While the Knights Templar were still operating on behalf of Christianity during the Crusades, they used a royal palace called Temple Mount as their Jerusalem headquarters. Modern archeologists have dug underneath Temple Mount in an attempt to discover more about what life was like during that time and any artifacts the Order (or others) might have left behind.
But some think there's more to the story. Why would modern archeologists and scholars be digging under Temple Mount? Could it be that's exactly where the Order discovered ancient records of Christianity? Possibly. Some speculate the Knights found evidence the Catholic Church was not practicing Christianity the way Jesus and his followers intended, putting the church in jeopardy. Is it possible modern governments are searching for the same sort of information as they dig under Temple Mount?
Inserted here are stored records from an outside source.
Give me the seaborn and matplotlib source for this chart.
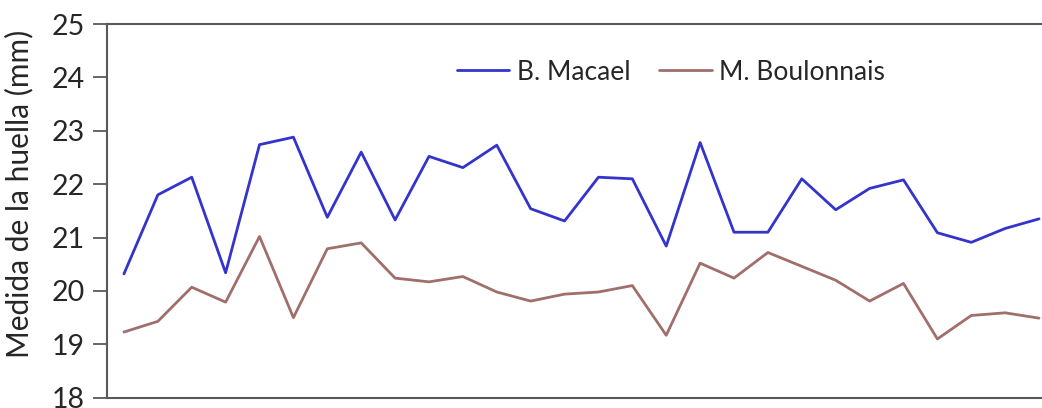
import numpy as np
import pandas as pd
import matplotlib
matplotlib.use("Agg")
import matplotlib.pyplot as plt
import seaborn as sns

series_names = ["B. Macael", "M. Boulonnais"]
macael = [20.32, 21.80, 22.13, 20.34, 22.74, 22.88, 21.38, 22.60, 21.33, 22.52,
          22.31, 22.73, 21.54, 21.31, 22.13, 22.10, 20.84, 22.78, 21.10, 21.10,
          22.10, 21.52, 21.92, 22.08, 21.09, 20.91, 21.17, 21.35]
boulonnais = [19.23, 19.43, 20.07, 19.79, 21.02, 19.50, 20.79, 20.90, 20.24, 20.17,
              20.27, 19.98, 19.81, 19.94, 19.98, 20.10, 19.17, 20.52, 20.24, 20.72,
              20.46, 20.20, 19.81, 20.14, 19.10, 19.54, 19.59, 19.49]
y_ticks = [18, 19, 20, 21, 22, 23, 24, 25]
y_label = "Medida de la huella (mm)"

n = len(macael)
df = pd.DataFrame({
    "idx": list(range(n)) * 2,
    "value": macael + boulonnais,
    "series": [series_names[0]] * n + [series_names[1]] * n,
})

sns.set_style("white")
plt.rcParams["font.family"] = ["Lato", "DejaVu Sans"]

fig = plt.figure(figsize=(10.42, 4.08), dpi=100)
ax = fig.add_axes([107 / 1042, 10.3 / 408, 949 / 1042, 373.7 / 408])

palette = {series_names[0]: "#3434cc", series_names[1]: "#a06f6c"}
sns.lineplot(data=df, x="idx", y="value", hue="series", palette=palette,
             linewidth=2.0, ax=ax, legend=True)

ax.set_xlim(-0.5, n - 0.5)
ax.set_ylim(18, 25)
ax.set_yticks(y_ticks)
ax.set_yticklabels([str(t) for t in y_ticks], fontsize=20.5, color="#262626")
ax.set_xticks([])
ax.set_xlabel("")
ax.set_ylabel(y_label, fontsize=21.5, color="#262626")
ax.yaxis.set_label_coords(-0.0775, 0.546)
ax.tick_params(axis="y", which="both", left=True, length=10, width=1.3,
               color="#595959", pad=6)

for side in ["left", "bottom", "top"]:
    ax.spines[side].set_visible(True)
    ax.spines[side].set_color("#595959")
    ax.spines[side].set_linewidth(1.5)
ax.spines["right"].set_visible(False)

leg = ax.legend(loc="center", bbox_to_anchor=(671 / 1042, 1 - 72 / 408),
                bbox_transform=fig.transFigure, ncol=2, frameon=False,
                fontsize=19, handlelength=2.0, columnspacing=1.05,
                handletextpad=0.3)
for t in leg.get_texts():
    t.set_color("#262626")

fig.savefig("out.png", dpi=100)
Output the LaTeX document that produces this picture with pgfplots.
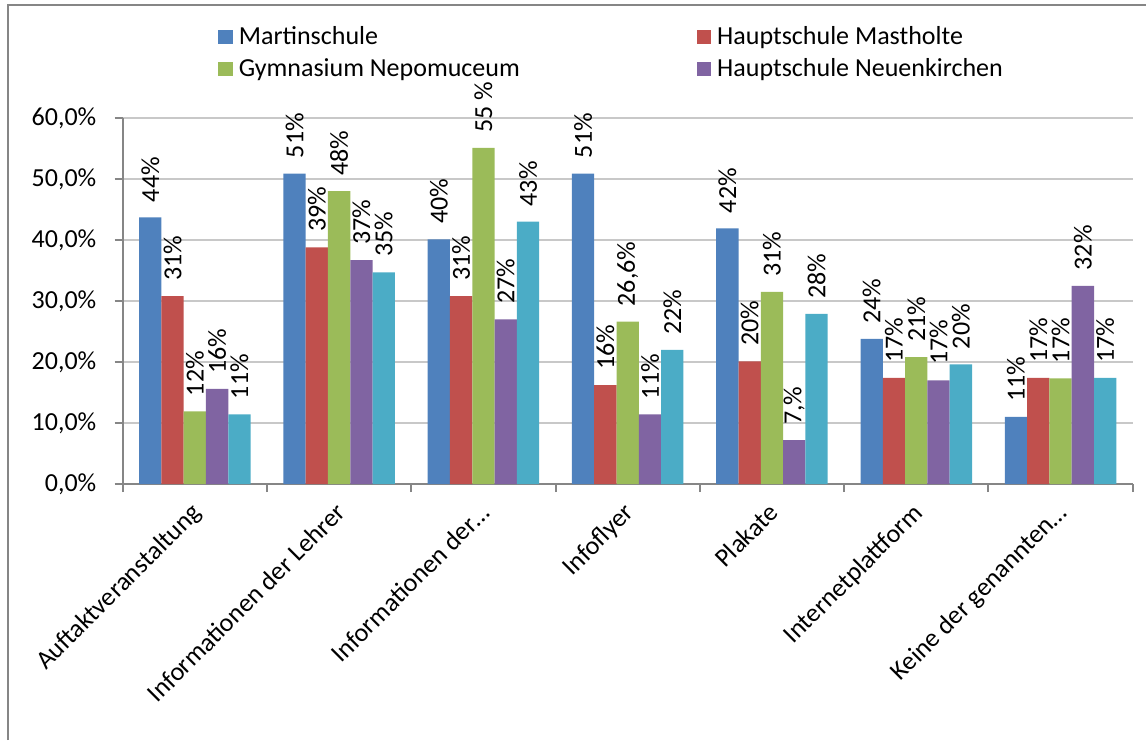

As the story goes: In 1492, Columbus sailed the ocean blue. But was he the first to officially discover America? Some believe the Knights Templar traveled to North America at least 100 years before Columbus made his infamous journey.
Researchers Tim Wallace-Murphy and Marilyn Hopkins wrote a book about the subject titled Templars In America: From the Crusades to the New World. They believe Henry Sinclair (sometimes referred to as St. Clair), Lord of Roslin and member of the Order, set sail to America in 1396 and left proof of their visit off the Atlantic coast of both the United States and Canada. Sinclair is said to have assimilated into a native tribe in Canada where he later died.